Weddle v. LINA, 2018 WL 2376358
Disputing Emotional Distress Claim from Termination of Benefits
The Plaintiff whose benefits were terminated after the insurer scheduled a number of IMEs when Plaintiff could not attend, including one when she was visiting her dying father, included a state law claim for intentional infliction of emotional distress along with her claim to reinstate ERISA benefits and for attorney’s fees. ERISA supersedes, or ‘preempts,’ state law causes of action that ‘relate to’ an employee benefit plan.
To make this determination, courts evaluate whether a court must evaluate or interpret the terms of the ERISA-regulated plan in order to determine the outcome of the state law claim. The court looked at two ways that the insurer’s actions could have inflicted emotional distress. The first was that it terminated and refused to reinstate her benefits knowing it would cause her emotional distress. To make this decision a court would have to evaluate whether the insurer had a legitimate basis for terminating benefits, which would require interpreting and applying the terms of the plan.

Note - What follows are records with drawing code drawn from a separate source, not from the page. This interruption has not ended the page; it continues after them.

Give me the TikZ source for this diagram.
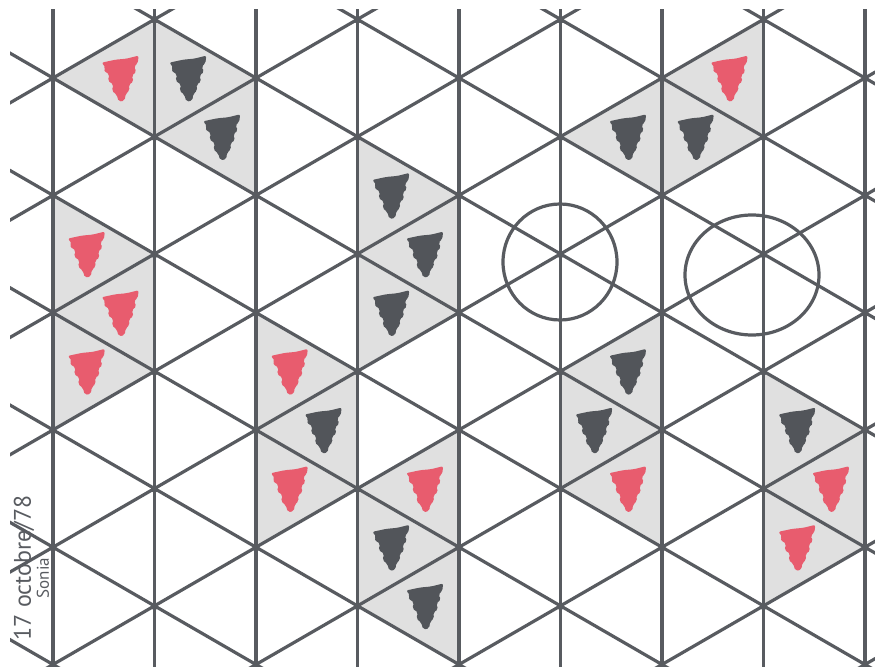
\documentclass[tikz,border=0pt]{standalone}
\usepackage{fontspec}
\newfontfamily\handfont{PT Sans}
\definecolor{gridink}{RGB}{88,91,96}
\definecolor{redink}{RGB}{232,92,110}
\definecolor{darkink}{RGB}{82,85,90}
\definecolor{paneink}{RGB}{224,224,224}
\begin{document}
\begin{tikzpicture}[x=1pt, y=-1pt,
  gridline/.style={draw=gridink, line width=3.2pt},
  pane/.style={fill=paneink},
  ring/.style={draw=gridink, line width=3.2pt},
  note/.style={rotate=90, text=gridink, inner sep=0pt},
  pics/blob/.style={code={
    \fill[fill=#1, rounded corners=2pt] (-19,-16) -- (-5,-19) -- (6,-20) -- (18,-23) -- (17,-15)
      -- (13,-12) -- (16,-7) -- (11,-3) -- (13,3) -- (8,6) -- (9,12) -- (5,15) -- (4,22)
      -- (-2,23) -- (-4,16) -- (-9,12) -- (-7,6) -- (-13,2) -- (-11,-4) -- (-17,-8) -- (-15,-11) -- cycle;
  }}
]
\useasboundingbox (0,0) rectangle (875,668);
\foreach \i in {0,...,8}
  \foreach \m in {0,...,11}
    \coordinate (v-\i-\m) at ({53+101.5*\i},{20+58.65*\m});

\foreach \a/\b/\c/\ink in {0-1/1-0/1-2/redink, 1-0/2-1/1-2/darkink, 1-2/2-1/2-3/darkink,
    0-3/1-4/0-5/redink, 0-5/1-4/1-6/redink, 0-5/1-6/0-7/redink,
    2-5/3-6/2-7/redink, 2-7/3-6/3-8/darkink, 2-7/3-8/2-9/redink,
    3-2/4-3/3-4/darkink, 3-4/4-3/4-5/darkink, 3-4/4-5/3-6/darkink,
    3-8/4-7/4-9/redink, 3-8/4-9/3-10/darkink, 3-10/4-9/4-11/darkink,
    5-2/6-1/6-3/darkink, 6-1/7-2/6-3/darkink, 6-1/7-0/7-2/redink,
    5-6/6-5/6-7/darkink, 5-6/6-7/5-8/darkink, 5-8/6-7/6-9/redink,
    7-6/8-7/7-8/darkink, 7-8/8-7/8-9/redink, 7-8/8-9/7-10/redink} {
  \fill[pane] (v-\a) -- (v-\b) -- (v-\c) -- cycle;
  \pic at (barycentric cs:v-\a=1,v-\b=1,v-\c=1) {blob=\ink};
}

\begin{scope}
  \clip (10,10) rectangle (875,666);
  \foreach \i in {0,...,8}
    \draw[gridline] (v-\i-0) ++(0,-20) -- ++(0,700);
  \foreach \k in {-5,...,6}
    \draw[gridline] (0,{47.38+117.3*\k}) -- ++(880,508.5);
  \foreach \k in {0,...,10}
    \draw[gridline] (0,{108.62+117.3*\k}) -- ++(880,-508.5);
  \foreach \i in {0,...,8}
    \foreach \m in {0,...,11} {
      \pgfmathtruncatemacro\odd{mod(\i+\m,2)}
      \ifnum\odd=1 \fill[gridink] (v-\i-\m) circle[radius=3.6pt]; \fi
    }
\end{scope}

\draw[ring] (560,262) ellipse [x radius=57pt, y radius=58pt];
\draw[ring] (752,275) ellipse [x radius=67pt, y radius=60pt];

\node[note, font=\handfont\fontsize{24}{24}\selectfont] (date) at (24,568) {17 octobre/78};
\node[note, font=\handfont\fontsize{17}{17}\selectfont] (name) at (43,578) {Sonia};
\end{tikzpicture}
\end{document}
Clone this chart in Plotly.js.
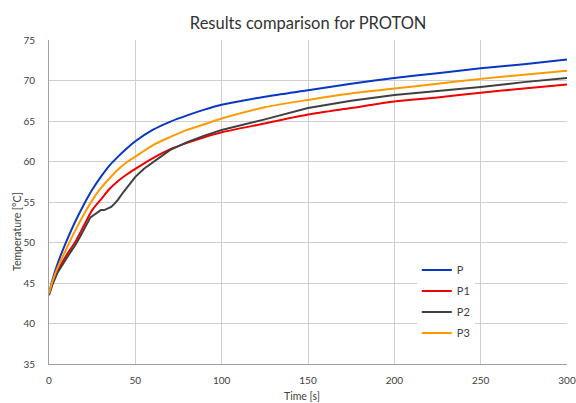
<!DOCTYPE html>
<html>
<head>
<meta charset="utf-8">
<script src="https://cdn.plot.ly/plotly-3.0.1.min.js"></script>
<style>html,body{margin:0;padding:0;background:#fff;}#chart{width:576px;height:403px;}</style>
</head>
<body>
<div id="chart"></div>
<script>
// Time axis samples [s]
var timeP  = [0, 2, 5, 10, 15, 20, 25, 30, 35, 40, 45, 50, 60, 70, 80, 90, 100, 125, 150, 175, 200, 225, 250, 275, 300];
var valP   = [43.6, 45.4, 47.4, 50.1, 52.5, 54.6, 56.5, 58.1, 59.5, 60.6, 61.6, 62.5, 63.9, 64.9, 65.7, 66.4, 67.0, 68.0, 68.8, 69.6, 70.3, 70.9, 71.5, 72.0, 72.6];
var valP3  = [43.7, 45.2, 46.9, 49.2, 51.4, 53.4, 55.2, 56.7, 57.9, 59.0, 59.9, 60.6, 62.0, 63.0, 63.9, 64.6, 65.3, 66.7, 67.6, 68.4, 69.0, 69.6, 70.2, 70.7, 71.2];
var valP1  = [43.7, 45.0, 46.5, 48.4, 50.0, 52.0, 54.0, 55.3, 56.6, 57.6, 58.4, 59.1, 60.4, 61.5, 62.3, 63.0, 63.6, 64.7, 65.8, 66.6, 67.4, 67.9, 68.5, 69.0, 69.5];
var timeP2 = [0, 2, 5, 8, 10, 13, 15, 18, 20, 22, 24, 26, 28, 30, 32, 34, 36, 38, 40, 43, 46, 50, 55, 60, 70, 80, 90, 100, 125, 150, 175, 200, 225, 250, 275, 300];
var valP2  = [43.5, 44.8, 46.3, 47.4, 48.0, 49.0, 49.6, 50.7, 51.5, 52.4, 53.1, 53.4, 53.7, 54.0, 54.0, 54.2, 54.4, 54.8, 55.3, 56.2, 57.0, 58.1, 59.1, 59.9, 61.4, 62.4, 63.2, 63.9, 65.2, 66.6, 67.5, 68.2, 68.7, 69.2, 69.8, 70.3];

var names  = ['P', 'P1', 'P2', 'P3'];
var colors = ['#0a36c4', '#f00000', '#404040', '#ff9900'];

var FONT = 'Lato, "Open Sans", sans-serif';

var traces = [
  {x: timeP,  y: valP,  name: names[0], line: {color: colors[0], width: 2, shape: 'spline', smoothing: 0.7}},
  {x: timeP,  y: valP1, name: names[1], line: {color: colors[1], width: 2, shape: 'spline', smoothing: 0.7}},
  {x: timeP2, y: valP2, name: names[2], line: {color: colors[2], width: 2}},
  {x: timeP,  y: valP3, name: names[3], line: {color: colors[3], width: 2, shape: 'spline', smoothing: 0.7}}
].map(function (t, i) { t.type = 'scatter'; t.mode = 'lines'; t.legendgroup = 'g' + i; return t; });

var layout = {
  width: 576, height: 403,
  margin: {l: 49, r: 9, t: 40, b: 39},
  paper_bgcolor: '#fff', plot_bgcolor: '#fff',
  font: {family: FONT, size: 11, color: '#404040'},
  title: {text: 'Results comparison for PROTON', font: {family: FONT, size: 16.5, color: '#333'}, x: 0.535, xanchor: 'center', y: 0.942, yanchor: 'middle'},
  xaxis: {
    range: [0, 300], dtick: 50, tick0: 0,
    showgrid: true, gridcolor: '#cfcfcf', gridwidth: 1,
    showline: true, linecolor: '#a0a0a0', linewidth: 1,
    zeroline: false, ticks: '', ticklabelstandoff: 7, ticklabeloverflow: 'allow',
    tickfont: {size: 10, color: '#404040'}
  },
  yaxis: {
    range: [35, 75], dtick: 5, tick0: 35,
    showgrid: true, gridcolor: '#cfcfcf', gridwidth: 1,
    showline: true, linecolor: '#a0a0a0', linewidth: 1,
    zeroline: false, ticks: '', ticklabelstandoff: 11,
    tickfont: {size: 10, color: '#404040'}
  },
  annotations: [
    {text: 'Time [s]', xref: 'paper', yref: 'paper', x: (302 - 49) / 518, y: -(396 - 364) / 324,
     xanchor: 'center', yanchor: 'middle', showarrow: false, font: {size: 10.5, color: '#404040'}},
    {text: 'Temperature [°C]', xref: 'paper', yref: 'paper', x: (17 - 49) / 518, y: (364 - 232) / 324,
     xanchor: 'center', yanchor: 'middle', textangle: -90, showarrow: false, font: {size: 10.5, color: '#404040'}}
  ],
  showlegend: true,
  legend: {
    x: 0.71, y: 0.335, xanchor: 'left', yanchor: 'top',
    bgcolor: '#fff', borderwidth: 0, traceorder: 'grouped', tracegroupgap: 2,
    font: {size: 11, color: '#404040'},
    itemwidth: 30
  }
};

Plotly.newPlot('chart', traces, layout, {displayModeBar: false, staticPlot: true});
</script>
</body>
</html>
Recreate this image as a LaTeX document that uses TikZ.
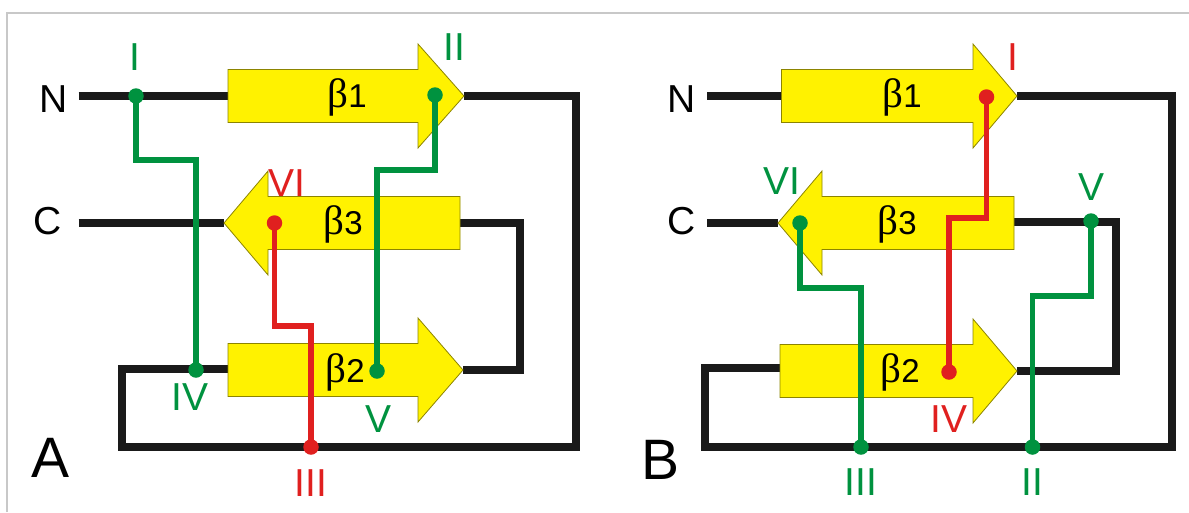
\documentclass[tikz,border=0pt]{standalone}
\usepackage{fontspec}
\newfontfamily\lsans{Liberation Sans}
\newfontfamily\lserif{Liberation Serif}
\definecolor{arrowyellow}{HTML}{FFF200}
\definecolor{arrowedge}{HTML}{8C8400}
\definecolor{sgreen}{HTML}{00923F}
\definecolor{sred}{HTML}{E0201F}
\definecolor{sblack}{HTML}{1A1A1A}
\definecolor{framegray}{HTML}{C8C8C8}
\newcommand{\strandshape}[4]{%
  \filldraw[strandbox] (#1,#4-26.5) -- (#2,#4-26.5) -- (#2,#4-52) -- (#3,#4)
    -- (#2,#4+52) -- (#2,#4+26.5) -- (#1,#4+26.5) -- cycle;}
\newcommand{\betaname}[1]{β{\lsans\fontsize{33}{33}\selectfont #1}}
\begin{document}
\begin{tikzpicture}[x=1pt,y=-1pt,
  strandbox/.style={fill=arrowyellow,draw=arrowedge,line width=0.8,line join=miter},
  bline/.style={draw=sblack,line width=8,line join=miter,line cap=butt},
  gline/.style={draw=sgreen,line width=5.5,line join=miter},
  rline/.style={draw=sred,line width=5.5,line join=miter},
  gdot/.style={circle,fill=sgreen,inner sep=0,minimum size=15.5},
  rdot/.style={circle,fill=sred,inner sep=0,minimum size=15.5},
  lab/.style={font=\lsans\fontsize{39}{39}\selectfont,inner sep=0},
  glab/.style={lab,text=sgreen},
  rlab/.style={lab,text=sred},
  betalab/.style={font=\lserif\fontsize{41}{41}\selectfont,inner sep=0},
  panellab/.style={font=\lsans\fontsize{57}{57}\selectfont,inner sep=0}]
\useasboundingbox (0,0) rectangle (1189,512);
\draw[framegray,line width=1.5] (7,512) -- (7,13) -- (1189,13);

% ---------------- Panel A ----------------
\coordinate (aN) at (78.5,96);
\coordinate (aC) at (78.5,223);
\coordinate (a1s) at (228,96);
\coordinate (a1t) at (464,96);
\coordinate (a2s) at (228,369);
\coordinate (a2t) at (463,370);
\coordinate (a3s) at (460,223);
\coordinate (a3t) at (224,223);
\coordinate (aR) at (576,447);
\coordinate (aL) at (122,447);
\coordinate (aM) at (520,223);
\draw[bline] (aN) -- (a1s);
\draw[bline] (aC) -- (a3t);
\draw[bline] (a1t) -| (aR) -- (aL) |- (a2s);
\draw[bline] (a2t) -| (aM) -- (a3s);
\strandshape{228}{418}{464}{96}
\strandshape{228}{418}{463}{370}
\strandshape{460}{268}{224}{223}
\node[betalab] (ab1) at (347,97) {\betaname{1}};
\node[betalab] (ab2) at (345,372) {\betaname{2}};
\node[betalab] (ab3) at (343,224) {\betaname{3}};
\node[lab] (aNl) at (54,99) {N};
\node[lab] (aCl) at (48,221) {C};
\node[panellab] (aA) at (51,458) {A};

\node[gdot] (aI) at (136,96) {};
\node[gdot] (aIV) at (196,370) {};
\node[gdot] (aII) at (435,95) {};
\node[gdot] (aV) at (377,371) {};
\node[rdot] (aVI) at (274.5,223) {};
\node[rdot] (aIII) at (311,447) {};
\draw[gline] (aI.center) -- ++(0,64) -| (aIV.center);
\draw[gline] (aII.center) -- ++(0,75) -| (aV.center);
\draw[rline] (aVI.center) -- ++(0,103) -| (aIII.center);
\node[glab] (aIl) at (135,57) {I};
\node[glab] (aIIl) at (454,47) {II};
\node[rlab] (aVIl) at (287,183) {VI};
\node[glab] (aIVl) at (190,397) {IV};
\node[glab] (aVl) at (379,419) {V};
\node[rlab] (aIIIl) at (311,483) {III};

% ---------------- Panel B ----------------
\coordinate (bN) at (707,96);
\coordinate (bC) at (707,223);
\coordinate (b1s) at (781.5,96);
\coordinate (b1t) at (1017,96);
\coordinate (b2s) at (780,368);
\coordinate (b2t) at (1017,371);
\coordinate (b3s) at (1014,222);
\coordinate (b3t) at (778,223);
\coordinate (bR) at (1172,447);
\coordinate (bL) at (705,447);
\coordinate (bM) at (1116,222);
\draw[bline] (bN) -- (b1s);
\draw[bline] (bC) -- (b3t);
\draw[bline] (b1t) -| (bR) -- (bL) |- (b2s);
\draw[bline] (b2t) -| (bM) -- (b3s);
\strandshape{781.5}{973}{1017}{96}
\strandshape{780}{973}{1017}{371}
\strandshape{1014}{822}{778}{223}
\node[betalab] (bb1) at (902,97) {\betaname{1}};
\node[betalab] (bb2) at (900,372) {\betaname{2}};
\node[betalab] (bb3) at (897,224) {\betaname{3}};
\node[lab] (bNl) at (682,99) {N};
\node[lab] (bCl) at (682,221) {C};
\node[panellab] (bB) at (661,460) {B};

\node[rdot] (bI) at (986.5,97) {};
\node[rdot] (bIV) at (949,372) {};
\node[gdot] (bVI) at (800,223) {};
\node[gdot] (bIII) at (861,447) {};
\node[gdot] (bV) at (1091,221) {};
\node[gdot] (bII) at (1032.5,447) {};
\draw[rline] (bI.center) -- ++(0,121) -| (bIV.center);
\draw[gline] (bVI.center) -- ++(0,65) -| (bIII.center);
\draw[gline] (bV.center) -- ++(0,75) -| (bII.center);
\node[rlab] (bIl) at (1013,57) {I};
\node[glab] (bVIl) at (782,181) {VI};
\node[glab] (bVl) at (1091,187) {V};
\node[rlab] (bIVl) at (949,419) {IV};
\node[glab] (bIIIl) at (861,482) {III};
\node[glab] (bIIl) at (1032.5,482) {II};
\end{tikzpicture}
\end{document}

The court found this theory was preempted, but the other way to view the claim was that the insurer inflicted emotional distress when it scheduled the IMEs at times it knew she could not attend, including at a time her father was dying. To determine whether this action caused emotional distress would not require any interpretation of the ERISA benefit plan. The court therefore found it was not preempted by ERISA.
However, the court went on to decide that this behavior by the plan, even if true, would not rise to the level of ‘extreme and outrageous conduct’ that would be ‘utterly intolerable in a civilized society,’ which is what constitutes intentional infliction of emotional distress under state law. The magistrate judge (magistrates sometimes write decisions that are recommendations, which the judge must adopt or not) therefore recommended that the judge dismiss the state law claim for intentional infliction of emotional distress.
The Takeaway: ERISA didn’t supersede state law. The court found that the Insurer didn’t cause emotional distress by terminating benefits which resulted in the court dismissing the case claiming emotional distress.